Edit: now to iterate on rows in a dataframe, this simple example demonstrates how to do it, note that iterrows returns an index and a row, which is why it is unpacked.
import os
import pandas as pd
from multiprocessing import Pool
import time
# Sample dataframe
bwes = [['id', 7216], ['item_id', 3277841], ['Date', '2019-01-04T00:00:00.000Z'], ['start_lat', -56.92],
['start_lon', 45.87], ['End_lat', -59.87], ['End_lon', 44.67]]
bwef = pd.DataFrame(bwes)
def task(item):
time.sleep(1)
index, row = item
# print(os.getpid(), tuple(row))
return str(os.getpid()) + " " + str(tuple(row))

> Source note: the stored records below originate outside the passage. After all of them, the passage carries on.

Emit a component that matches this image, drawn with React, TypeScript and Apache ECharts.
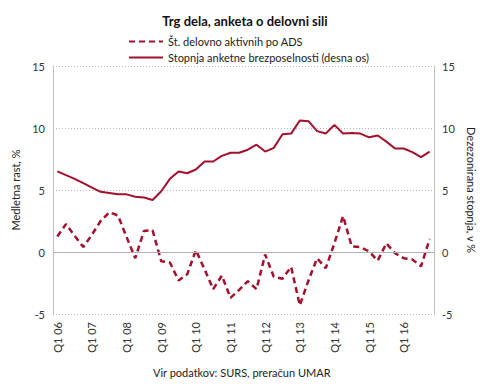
import React, { useEffect, useRef } from "react";
import * as echarts from "echarts";

const years = ["06", "07", "08", "09", "10", "11", "12", "13", "14", "15", "16"];
const categories: string[] = [];
years.forEach((y) => {
  for (let q = 1; q <= 4; q++) categories.push(`Q${q} ${y}`);
});

const employed = [
  1.25, 2.25, 1.3, 0.4, 1.4, 2.5, 3.2, 2.95, 1.2, -0.5, 1.7, 1.75,
  -0.75, -0.85, -2.3, -1.8, 0.15, -1.4, -3.0, -1.9, -3.7, -3.05, -2.35, -3.0,
  -0.2, -2.0, -2.15, -1.2, -4.3, -2.3, -0.5, -1.3, 0.7, 2.9, 0.45, 0.4,
  0.05, -0.7, 0.7, -0.1, -0.5, -0.6, -1.15, 1.05,
];

const unemployment = [
  6.5, 6.2, 5.9, 5.55, 5.2, 4.85, 4.75, 4.65, 4.65, 4.45, 4.4, 4.2,
  4.9, 5.9, 6.5, 6.35, 6.65, 7.3, 7.3, 7.75, 8.0, 8.0, 8.25, 8.65,
  8.1, 8.4, 9.5, 9.55, 10.6, 10.55, 9.75, 9.55, 10.25, 9.55, 9.6, 9.55,
  9.25, 9.4, 8.9, 8.35, 8.35, 8.05, 7.65, 8.1,
];

const seriesNames = [
  "Št. delovno aktivnih po ADS",
  "Stopnja anketne brezposelnosti (desna os)",
];

const FONT = "Lato, 'Open Sans', sans-serif";
const RED = "#A3102C";

export default function App() {
  const ref = useRef<HTMLDivElement>(null);
  useEffect(() => {
    if (!ref.current) return;
    const chart = echarts.init(ref.current, undefined, { renderer: "svg" });
    const yAxisCommon = {
      type: "value" as const,
      min: -5,
      max: 15,
      interval: 5,
      nameLocation: "middle" as const,
      nameTextStyle: { fontFamily: FONT, fontSize: 11, color: "#222" },
      axisLine: { show: true, lineStyle: { color: "#c0c0c0", width: 1 } },
      axisTick: { show: false },
      axisLabel: { fontFamily: FONT, fontSize: 11, color: "#333" },
      splitLine: { show: true, lineStyle: { color: "#b8b8b8", type: [1, 2] as any, width: 1 } },
    };
    chart.setOption({
      animation: false,
      textStyle: { fontFamily: FONT },
      title: {
        text: "Trg dela, anketa o delovni sili",
        left: "center",
        top: 9,
        textStyle: { fontFamily: FONT, fontSize: 13, fontWeight: "bold", color: "#111" },
      },
      legend: {
        orient: "vertical",
        left: 123,
        top: 31,
        itemWidth: 34,
        itemHeight: 10,
        itemGap: 5,
        itemStyle: { opacity: 0 },
        textStyle: { fontFamily: FONT, fontSize: 11, color: "#222" },
        data: seriesNames,
      },
      grid: { left: 53, right: 56, top: 66, bottom: 77 },
      xAxis: {
        type: "category",
        data: categories,
        boundaryGap: true,
        axisLine: { show: false },
        axisTick: { show: false },
        axisLabel: {
          rotate: 90,
          interval: 3,
          margin: 8,
          fontFamily: FONT,
          fontSize: 11,
          color: "#333",
        },
        splitLine: { show: false },
      },
      yAxis: [
        { ...yAxisCommon, position: "left", name: "Medletna rast, %", nameGap: 32 },
        { ...yAxisCommon, position: "right", name: "Dezezonirana stopnja, v %", nameGap: 30, nameRotate: -90 },
      ],
      series: [
        {
          name: seriesNames[0],
          type: "line",
          yAxisIndex: 0,
          data: employed,
          symbol: "none",
          lineStyle: { color: RED, width: 2.5, type: [6, 4] as any },
          itemStyle: { color: RED },
          markLine: {
            silent: true,
            symbol: "none",
            label: { show: false },
            lineStyle: { color: "#b0b0b0", type: "solid", width: 1.2 },
            data: [{ yAxis: 0 }],
          },
          z: 3,
        },
        {
          name: seriesNames[1],
          type: "line",
          yAxisIndex: 1,
          data: unemployment,
          symbol: "none",
          lineStyle: { color: RED, width: 2 },
          itemStyle: { color: RED },
          z: 3,
        },
      ],
      graphic: [
        {
          type: "text",
          left: 153,
          top: 367,
          style: {
            text: "Vir podatkov: SURS, preračun UMAR",
            fontFamily: FONT,
            fontSize: 11,
            fill: "#222",
          },
        },
      ],
    });
    return () => chart.dispose();
  }, []);
  return (
    <div
      ref={ref}
      style={{ position: "absolute", left: 0, top: 0, width: 490, height: 391 }}
    />
  );
}
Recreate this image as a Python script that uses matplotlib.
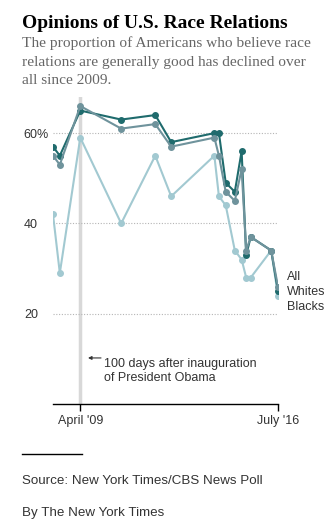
import numpy as np
import pandas as pd
import matplotlib
matplotlib.use('Agg')
import matplotlib.pyplot as plt
from matplotlib.lines import Line2D

# poll dates and share saying race relations are generally good
months = ['2008-04', '2008-07', '2009-04', '2010-10', '2012-01', '2012-08',
          '2014-03', '2014-05', '2014-08', '2014-12', '2015-03', '2015-05',
          '2015-07', '2016-04', '2016-07']
all_adults = [57, 55, 65, 63, 64, 58, 60, 60, 49, 47, 56, 33, 37, 34, 25]
whites = [55, 53, 66, 61, 62, 57, 59, 55, 47, 45, 52, 34, 37, 34, 26]
blacks = [42, 29, 59, 40, 55, 46, 55, 46, 44, 34, 32, 28, 28, 34, 24]

y_ticks = [20, 40, 60]
y_labels = ['20', '40', '60%']
x_ticks = ['2009-04', '2016-07']
x_labels = ["April '09", "July '16"]

def to_year(m):
    d = pd.to_datetime(m)
    return d.year + (d.month - 1) / 12.0

x = np.array([to_year(m) for m in months])

W, H = 334, 529
fig = plt.figure(figsize=(W / 100, H / 100), dpi=100)

def fx(px):
    return px / W

def fy(py):
    return 1 - py / H

ax = fig.add_axes([fx(53), fy(404), fx(278) - fx(53), fy(97) - fy(404)])
ax.set_xlim(x[0], x[-1])
ax.set_ylim(0, 68)

c_all = '#1f6b6d'
c_wh = '#6f939c'
c_bl = '#a2c9d1'

ax.axvline(to_year('2009-04'), color='#d8d8d8', lw=2.5, zorder=0)
for yv in y_ticks:
    ax.axhline(yv, color='#b5b5b5', lw=0.8, ls=(0, (1, 1.5)), zorder=0)

ax.plot(x, blacks, color=c_bl, lw=1.5, marker='o', ms=4, zorder=2)
ax.plot(x, all_adults, color=c_all, lw=1.5, marker='o', ms=4, zorder=3)
ax.plot(x, whites, color=c_wh, lw=1.5, marker='o', ms=4, zorder=4)

for s in ['top', 'right', 'left']:
    ax.spines[s].set_visible(False)
ax.spines['bottom'].set_color('black')
ax.spines['bottom'].set_linewidth(1.0)

ax.set_yticks(y_ticks)
ax.set_yticklabels(y_labels)
ax.tick_params(axis='y', length=0, pad=21, labelsize=9, labelcolor='#333333')
for lab in ax.get_yticklabels():
    lab.set_horizontalalignment('left')
    lab.set_family('Liberation Sans')

ax.set_xticks([to_year(m) for m in x_ticks])
ax.set_xticklabels(x_labels)
ax.tick_params(axis='x', length=5, width=1, color='black', pad=3,
               labelsize=9, labelcolor='#333333')
for lab in ax.get_xticklabels():
    lab.set_family('Liberation Sans')

# series labels at the right end
xl = x[-1] + 8.5 / 27.27
for txt, yv in [('All', 28.1), ('Whites', 24.8), ('Blacks', 21.5)]:
    ax.text(xl, yv, txt, fontsize=9, color='#333333', family='Liberation Sans',
            va='center', ha='left', clip_on=False)

# note on the April 2009 line
x0 = x[0]
ax.annotate('', xy=(x0 + 35 / 27.27, 10.2), xytext=(x0 + 48 / 27.27, 10.2),
            arrowprops=dict(arrowstyle='-|>', color='#333333', lw=0.8,
                            mutation_scale=5, shrinkA=0, shrinkB=0))
ax.text(x0 + 51 / 27.27, 10.2, '100 days after inauguration\nof President Obama',
        fontsize=9, color='#333333', family='Liberation Sans', va='top',
        ha='left', linespacing=1.25, transform=ax.transData)

fig.text(fx(22), fy(28), 'Opinions of U.S. Race Relations', fontsize=14,
         fontweight='bold', family='Liberation Serif', color='black',
         va='baseline')
sub_lines = ['The proportion of Americans who believe race',
             'relations are generally good has declined over',
             'all since 2009.']
for i, line in enumerate(sub_lines):
    fig.text(fx(22), fy(47.5 + 18.5 * i), line, fontsize=11.1,
             family='Liberation Serif', color='#666666', va='baseline')

fig.add_artist(Line2D([fx(22), fx(82)], [fy(454), fy(454)], color='black', lw=1))
fig.text(fx(22), fy(481), 'Source: New York Times/CBS News Poll', fontsize=9.6,
         family='Liberation Sans', color='#333333', va='center')
fig.text(fx(22), fy(513), 'By The New York Times', fontsize=9.6,
         family='Liberation Sans', color='#333333', va='center')

fig.savefig('out.png', dpi=100)
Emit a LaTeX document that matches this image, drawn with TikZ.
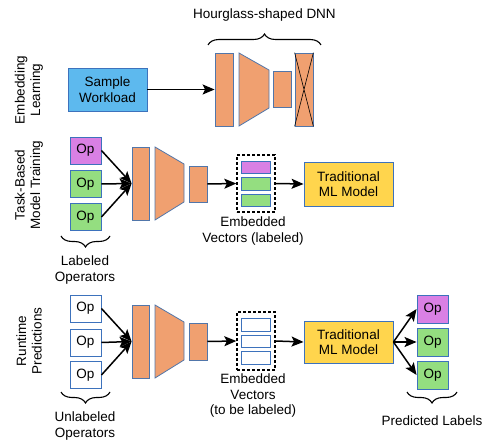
\documentclass[tikz,border=0pt]{standalone}
\usepackage{fontspec}
\setmainfont{Liberation Sans}
\usetikzlibrary{arrows.meta,decorations.pathreplacing}
\definecolor{swblue}{HTML}{5DB9EE}
\definecolor{bord}{HTML}{3D72BC}
\definecolor{orng}{HTML}{F0A070}
\definecolor{purp}{HTML}{D980E4}
\definecolor{grn}{HTML}{94DE80}
\definecolor{yel}{HTML}{FFD54D}
\begin{document}
\begin{tikzpicture}[x=1pt,y=-1pt,
  every node/.style={font=\fontsize{13.5}{15.5}\selectfont},
  box/.style={draw=bord,line width=0.9pt,inner sep=0pt,minimum width=31pt,minimum height=27pt},
  layer/.style={draw=bord!70!gray,line width=0.8pt,fill=orng,inner sep=0pt,minimum width=17pt},
  trap/.style={draw=bord!70!gray,line width=0.8pt,fill=orng},
  bar/.style={draw=bord,line width=0.9pt,inner sep=0pt,minimum width=29pt,minimum height=12.5pt},
  dbox/.style={draw=black,dashed,line width=1.4pt,dash pattern=on 3pt off 2pt,inner sep=0pt,minimum width=38pt},
  ml/.style={draw=bord,line width=0.9pt,fill=yel,inner sep=0pt,minimum width=89pt,minimum height=44pt,align=center},
  arr/.style={line width=1.5pt,-{Stealth[length=12pt,width=10pt,inset=2.5pt]}},
  brc/.style={line width=1.1pt,decorate,decoration={brace,amplitude=11pt}},
  lbl/.style={align=center,inner sep=0pt},
  rot/.style={align=center,inner sep=0pt,rotate=90}]
\useasboundingbox (0,0) rectangle (487,443);

% ---------- Row 1: Embedding learning ----------
\node[rot] (t1) at (29,90) {Embedding\\Learning};
\node[draw=bord,line width=0.9pt,fill=swblue,inner sep=0pt,minimum width=79pt,minimum height=43pt,align=center] (sw) at (107.5,89.5) {Sample\\Workload};
\node[layer,minimum height=73pt,minimum width=18pt] (d1a) at (224,89.5) {};
\draw[trap] (239,53) -- (269,70) -- (269,108) -- (239,126) -- cycle;
\node[layer,minimum height=36pt,minimum width=18pt] (d1c) at (282,89) {};
\node[layer,minimum height=73pt,minimum width=18pt] (d1d) at (304,89.5) {};
\draw[line width=0.6pt] (d1d.north west) -- (d1d.south east) (d1d.north east) -- (d1d.south west);
\draw[arr] (sw) -- (d1a);
\coordinate (b1l) at (208,45);
\coordinate (b1r) at (321,45);
\draw[brc] (b1l) -- (b1r);
\node[lbl] (hg) at (264.5,15) {Hourglass-shaped DNN};

% ---------- Row 2: Task-based model training ----------
\node[rot] (t2) at (29,185) {Task-Based\\Model Training};
\node[box,fill=purp] (o21) at (85.5,150.5) {Op};
\node[box,fill=grn] (o22) at (85.5,184) {Op};
\node[box,fill=grn] (o23) at (85.5,217) {Op};
\node[layer,minimum height=73pt] (r2a) at (140.5,183.5) {};
\draw[trap] (155,147) -- (184,164) -- (184,202) -- (155,220) -- cycle;
\node[layer,minimum height=36pt,minimum width=18pt] (r2c) at (198,184) {};
\node[dbox,minimum height=57pt] (e2) at (256,183.5) {};
\node[bar,fill=purp] (e21) at (255.5,167.5) {};
\node[bar,fill=grn] (e22) at (255.5,184) {};
\node[bar,fill=grn] (e23) at (255.5,200.5) {};
\node[ml] (ml2) at (348.5,184) {Traditional\\ML Model};
\draw[arr] (o21.east) -- (r2a.west);
\draw[arr] (o22.east) -- (r2a.west);
\draw[arr] (o23.east) -- (r2a.west);
\draw[arr] (r2c.east) -- (e2.west);
\draw[arr] (e2.east) -- (ml2.west);
\node[lbl] (ev2) at (253,231) {Embedded\\Vectors (labeled)};
\coordinate (b2r) at (110,236);
\coordinate (b2l) at (61,236);
\draw[brc] (b2r) -- (b2l);
\node[lbl] (lo) at (85,270) {Labeled\\Operators};

% ---------- Row 3: Runtime predictions ----------
\node[rot] (t3) at (29,341) {Runtime\\Predictions};
\node[box,fill=white] (o31) at (85.5,308.5) {Op};
\node[box,fill=white] (o32) at (85.5,342.5) {Op};
\node[box,fill=white] (o33) at (85.5,375) {Op};
\node[layer,minimum height=73pt] (r3a) at (140.5,341.5) {};
\draw[trap] (155,305) -- (184,322) -- (184,360) -- (155,378) -- cycle;
\node[layer,minimum height=37pt,minimum width=18pt] (r3c) at (198,341.5) {};
\node[dbox,minimum height=58pt] (e3) at (256,341) {};
\node[bar,fill=white] (e31) at (255.5,325) {};
\node[bar,fill=white] (e32) at (255.5,341.5) {};
\node[bar,fill=white] (e33) at (255.5,358) {};
\node[ml,minimum height=42pt] (ml3) at (348.5,342) {Traditional\\ML Model};
\node[box,fill=purp,minimum height=28pt] (p1) at (432.5,309) {Op};
\node[box,fill=grn,minimum height=28pt] (p2) at (432.5,342) {Op};
\node[box,fill=grn,minimum height=28pt] (p3) at (432.5,375) {Op};
\draw[arr] (o31.east) -- (r3a.west);
\draw[arr] (o32.east) -- (r3a.west);
\draw[arr] (o33.east) -- (r3a.west);
\draw[arr] (r3c.east) -- (e3.west);
\draw[arr] (e3.east) -- (ml3.west);
\draw[arr] (ml3.east) -- (p1.west);
\draw[arr] (ml3.east) -- (p2.west);
\draw[arr] (ml3.east) -- (p3.west);
\node[lbl] (ev3) at (253,396) {Embedded\\Vectors\\(to be labeled)};
\coordinate (b3r) at (110,392);
\coordinate (b3l) at (61,392);
\draw[brc] (b3r) -- (b3l);
\node[lbl] (uo) at (85,426) {Unlabeled\\Operators};
\coordinate (b4r) at (457,392);
\coordinate (b4l) at (407,392);
\draw[brc] (b4r) -- (b4l);
\node[lbl] (pl) at (432,421) {Predicted Labels};
\end{tikzpicture}
\end{document}
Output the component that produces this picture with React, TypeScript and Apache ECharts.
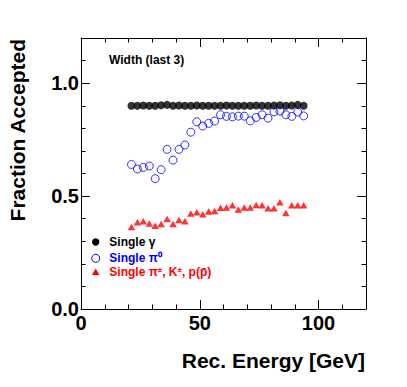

if __name__ == '__main__':
with Pool() as pool:
for results in pool.imap_unordered(task, bwef.iterrows()):
print(results)
the time.sleep(1)
is only there because there is only a small amount of work and one worker might grab it all, so i am forcing every worker to wait for the others, you should remove it, the result is as follows:
13228 ('id', 7216)
11376 ('item_id', 3277841)
15580 ('Date', '2019-01-04T00:00:00.000Z')
10712 ('start_lat', -56.92)
11376 ('End_lat', -59.87)
13228 ('start_lon', 45.87)
10712 ('End_lon', 44.67)
it seems like your "example" dataframe is transposed, but you just have to construct the dataframe correctly, i'd recommend you first run the code serially with iterrows, before running it across multiple cores.
obviously sending data to the workers and back from them takes time, so make sure each worker is doing a lot of computational work and not just sending it back to the parent process.